A tese de voo solo de Harry é reforçada com as atitudes cada vez mais “normais” do irmão William. No último fim de semana, no meio da onda criada pelo processo contra os jornais, o futuro rei e a discreta Kate Middleton apareceram relaxados com os filhos assistindo a um jogo de futebol no meio do povo. Há meses, enquanto Harry voava de jato particular, William e Kate se deixaram fotografar carregando mochilas no embarque de um voo operado por uma companhia de baixo custo.
A mensagem que o Palácio parece tentar transmitir é de que é possível lidar com a suposta “invasão de privacidade”, desde que se faça a coisa certa. Com bom comportamento público, a cobertura é positiva. Lição básica de RP.
No entanto, as coisas podem não ser tão simples. Outra tese é que os ataques a Meghan decorrem do fato de ela ser filha de mãe negra, americana, ex-atriz e feminista. Racismo e discriminação social motivariam a caça por deslizes.

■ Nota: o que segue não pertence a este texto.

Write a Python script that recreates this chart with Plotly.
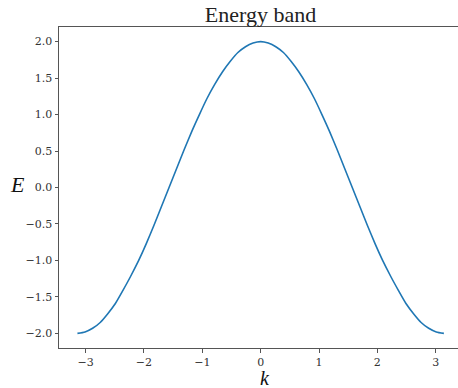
import plotly.graph_objects as go

# Wave number k and band energy E along the first Brillouin zone
k_values = [-3.14, -3.01, -2.88, -2.75, -2.62, -2.49, -2.36, -2.23, -2.09, -1.96,
            -1.83, -1.70, -1.57, -1.44, -1.31, -1.18, -1.05, -0.92, -0.79, -0.65,
            -0.52, -0.39, -0.26, -0.13, 0.00, 0.13, 0.26, 0.39, 0.52, 0.65,
            0.79, 0.92, 1.05, 1.18, 1.31, 1.44, 1.57, 1.70, 1.83, 1.96,
            2.09, 2.23, 2.36, 2.49, 2.62, 2.75, 2.88, 3.01, 3.14]
energy_values = [-2.00, -1.98, -1.93, -1.85, -1.73, -1.59, -1.41, -1.22, -1.00, -0.77,
                 -0.52, -0.26, 0.00, 0.26, 0.52, 0.77, 1.00, 1.22, 1.41, 1.59,
                 1.73, 1.85, 1.93, 1.98, 2.00, 1.98, 1.93, 1.85, 1.73, 1.59,
                 1.41, 1.22, 1.00, 0.77, 0.52, 0.26, 0.00, -0.26, -0.52, -0.77,
                 -1.00, -1.22, -1.41, -1.59, -1.73, -1.85, -1.93, -1.98, -2.00]

x_ticks = [-3, -2, -1, 0, 1, 2, 3]
y_ticks = [-2.0, -1.5, -1.0, -0.5, 0.0, 0.5, 1.0, 1.5, 2.0]

tick_font = dict(family="DejaVu Serif", size=11, color="#333333")

fig = go.Figure()
fig.add_trace(go.Scatter(
    x=k_values, y=energy_values, mode="lines",
    line=dict(color="#1f77b4", width=1.6, shape="spline", smoothing=0.6),
    showlegend=False,
))

fig.update_layout(
    width=458, height=388,
    margin=dict(l=59, r=0, t=27, b=40),
    plot_bgcolor="white", paper_bgcolor="white",
    title=dict(text="Energy band", x=(260.5) / 458, xanchor="center",
               y=1 - 14 / 388, yanchor="middle",
               font=dict(family="Liberation Serif", size=22, color="#222222")),
    xaxis=dict(range=[-3.456, 3.382], tickvals=x_ticks,
               ticktext=[("\u2212" + str(-v)) if v < 0 else str(v) for v in x_ticks],
               showgrid=False, zeroline=False,
               showline=True, linecolor="#555555", linewidth=1, mirror=True,
               ticks="outside", ticklen=3.5, tickcolor="#555555", tickfont=tick_font),
    yaxis=dict(range=[-2.2, 2.2], tickvals=y_ticks,
               ticktext=[("\u2212" if v < 0 else "") + f"{abs(v):.1f}" for v in y_ticks],
               showgrid=False, zeroline=False,
               showline=True, linecolor="#555555", linewidth=1, mirror=False,
               ticks="outside", ticklen=3.5, tickcolor="#555555", tickfont=tick_font),
    annotations=[
        dict(text="<i>E</i>", xref="paper", yref="paper",
             x=(17 - 59) / 399, y=(348 - 184) / 321, showarrow=False,
             xanchor="center", yanchor="middle",
             font=dict(family="Liberation Serif", size=22, color="#111111")),
        dict(text="<i>k</i>", xref="paper", yref="paper",
             x=(265 - 59) / 399, y=(348 - 378) / 321, showarrow=False,
             xanchor="center", yanchor="middle", borderpad=0,
             font=dict(family="Liberation Serif", size=20, color="#111111")),
    ],
)

fig.write_html("out.html")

Os ataques disseminados por mídias sociais a ela começaram após o casamento, e Harry aponta isso na carta aberta. Em sua visão, as notícias publicadas pelos tabloides alimentam o bullying sofrido pela mulher, gerando matéria-prima para adversários nas mídias sociais.
Falta muito para as ações serem ser julgadas. Mas pode haver uma revisão nos procedimentos adotados pela imprensa britânica. Dessa vez, não se trata apenas de dinheiro, mas também do risco de condenações.